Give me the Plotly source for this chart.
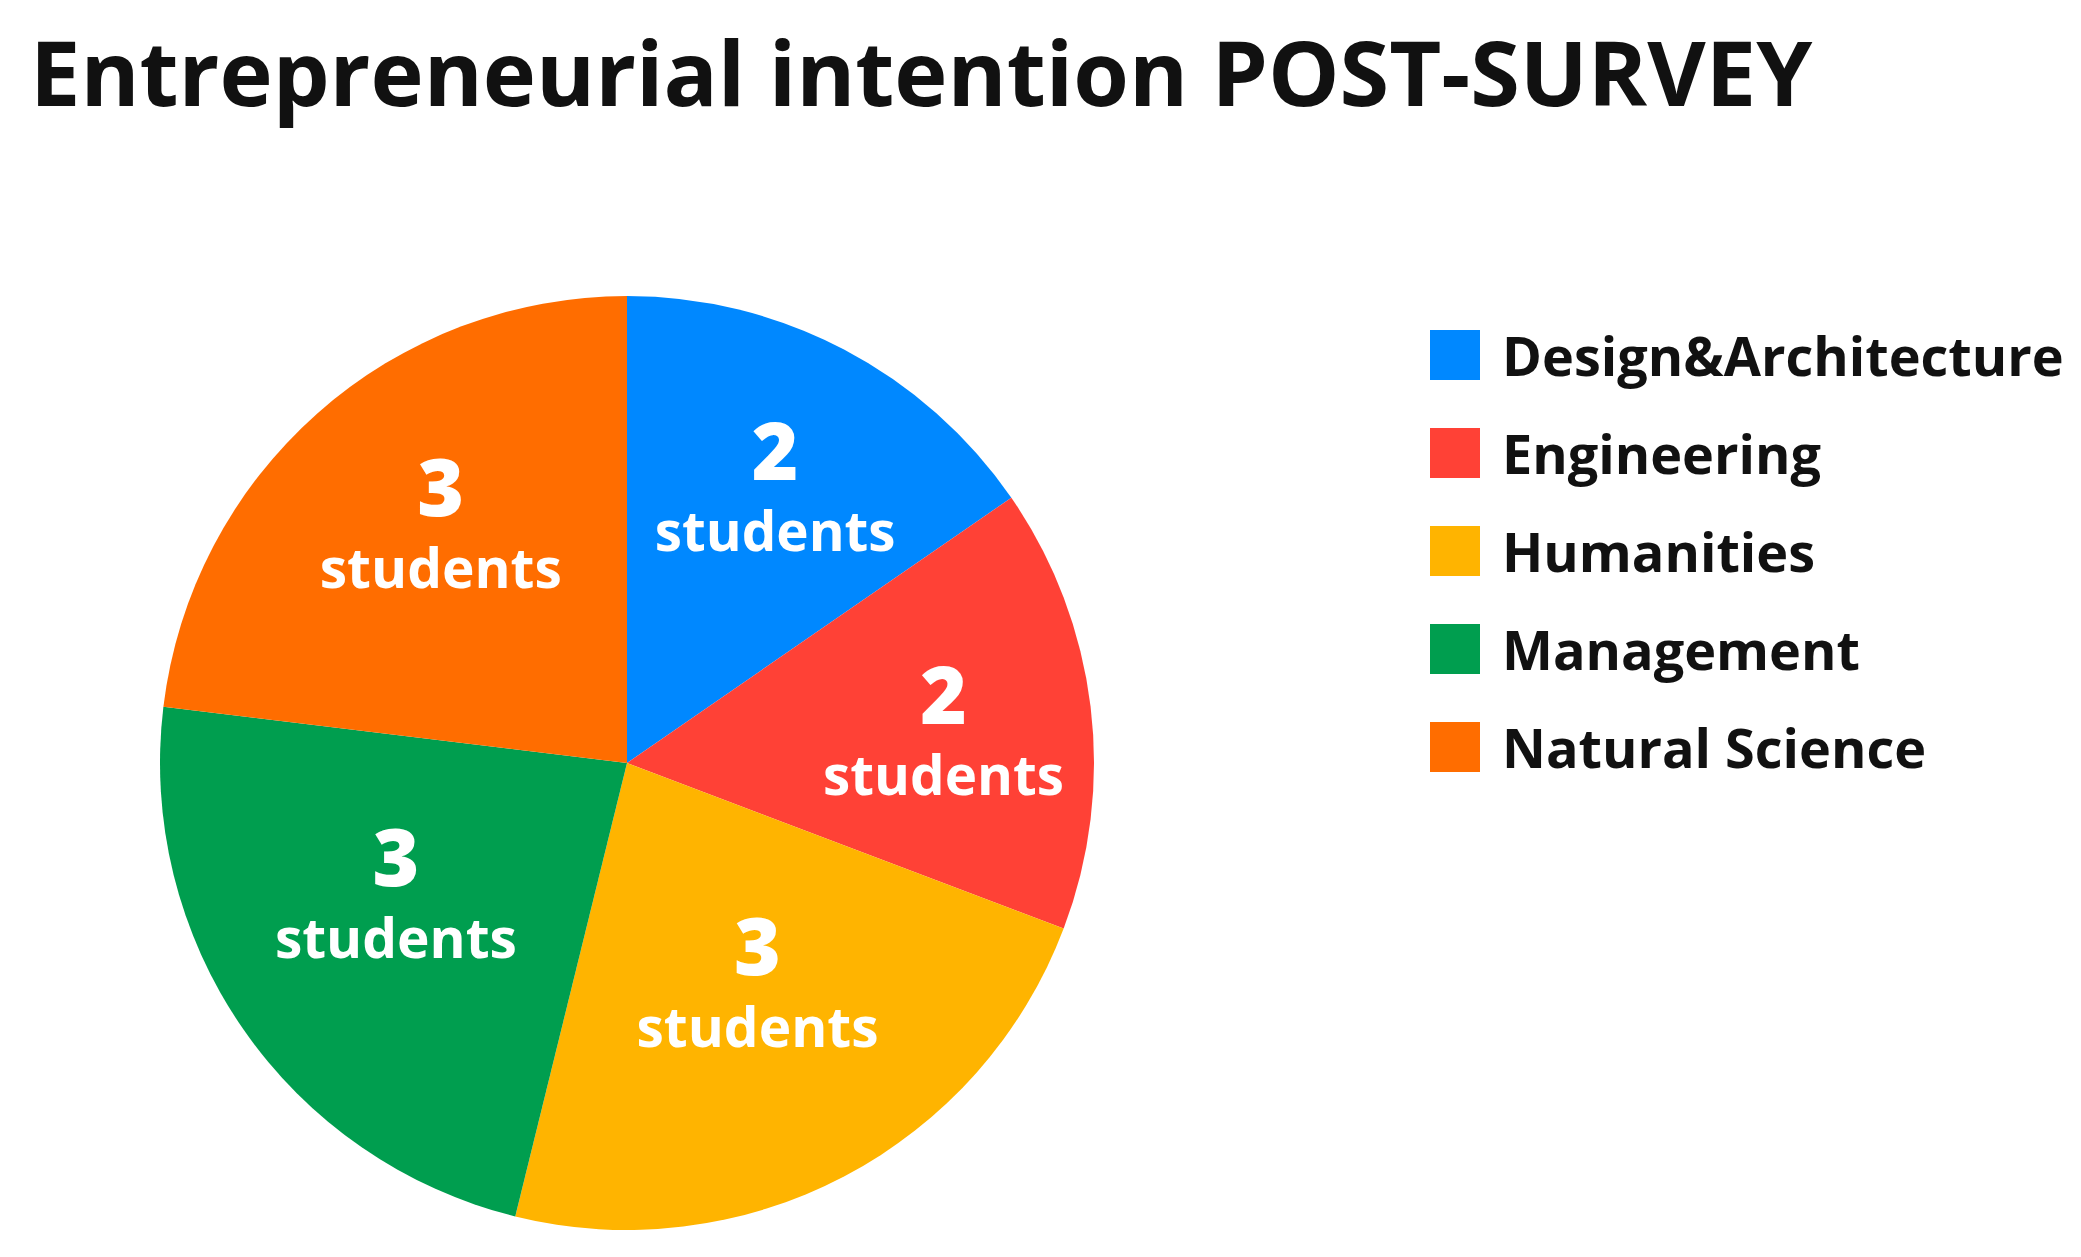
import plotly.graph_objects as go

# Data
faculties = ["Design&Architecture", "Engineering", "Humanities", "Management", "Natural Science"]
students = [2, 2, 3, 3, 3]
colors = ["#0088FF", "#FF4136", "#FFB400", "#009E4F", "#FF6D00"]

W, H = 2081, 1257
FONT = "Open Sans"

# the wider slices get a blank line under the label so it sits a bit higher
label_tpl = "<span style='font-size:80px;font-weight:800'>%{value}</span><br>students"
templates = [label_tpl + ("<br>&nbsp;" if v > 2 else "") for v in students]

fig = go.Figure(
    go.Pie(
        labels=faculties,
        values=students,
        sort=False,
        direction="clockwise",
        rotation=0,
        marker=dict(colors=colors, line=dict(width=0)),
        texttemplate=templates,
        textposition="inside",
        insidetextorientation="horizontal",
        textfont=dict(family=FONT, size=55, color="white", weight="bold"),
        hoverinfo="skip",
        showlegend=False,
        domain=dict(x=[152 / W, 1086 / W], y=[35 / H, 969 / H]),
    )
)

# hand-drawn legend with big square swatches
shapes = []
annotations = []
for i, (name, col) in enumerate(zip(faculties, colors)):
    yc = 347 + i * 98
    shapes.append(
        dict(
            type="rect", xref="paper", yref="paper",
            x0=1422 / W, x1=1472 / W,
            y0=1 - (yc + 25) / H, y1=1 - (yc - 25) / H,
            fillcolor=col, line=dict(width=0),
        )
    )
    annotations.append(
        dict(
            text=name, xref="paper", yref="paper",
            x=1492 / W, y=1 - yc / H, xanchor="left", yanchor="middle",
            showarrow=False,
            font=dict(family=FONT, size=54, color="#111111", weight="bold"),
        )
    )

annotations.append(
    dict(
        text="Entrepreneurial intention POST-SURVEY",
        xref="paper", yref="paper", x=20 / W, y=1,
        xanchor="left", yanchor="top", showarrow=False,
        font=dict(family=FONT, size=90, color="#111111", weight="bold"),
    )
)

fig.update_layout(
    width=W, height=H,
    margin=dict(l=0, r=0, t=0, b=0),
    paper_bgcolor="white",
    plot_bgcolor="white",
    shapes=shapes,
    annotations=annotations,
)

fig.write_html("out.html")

### GOAL OF THE EXERCISE
Take the material above from its first line through the line holding "templates = [label_tpl" and set it down exactly, without the pictures.

### COMPLETED EXERCISE
Give me the Plotly source for this chart.
import plotly.graph_objects as go

# Data
faculties = ["Design&Architecture", "Engineering", "Humanities", "Management", "Natural Science"]
students = [2, 2, 3, 3, 3]
colors = ["#0088FF", "#FF4136", "#FFB400", "#009E4F", "#FF6D00"]

W, H = 2081, 1257
FONT = "Open Sans"

# the wider slices get a blank line under the label so it sits a bit higher
label_tpl = "<span style='font-size:80px;font-weight:800'>%{value}</span><br>students"
templates = [label_tpl + ("<br>&nbsp;" if v > 2 else "") for v in students]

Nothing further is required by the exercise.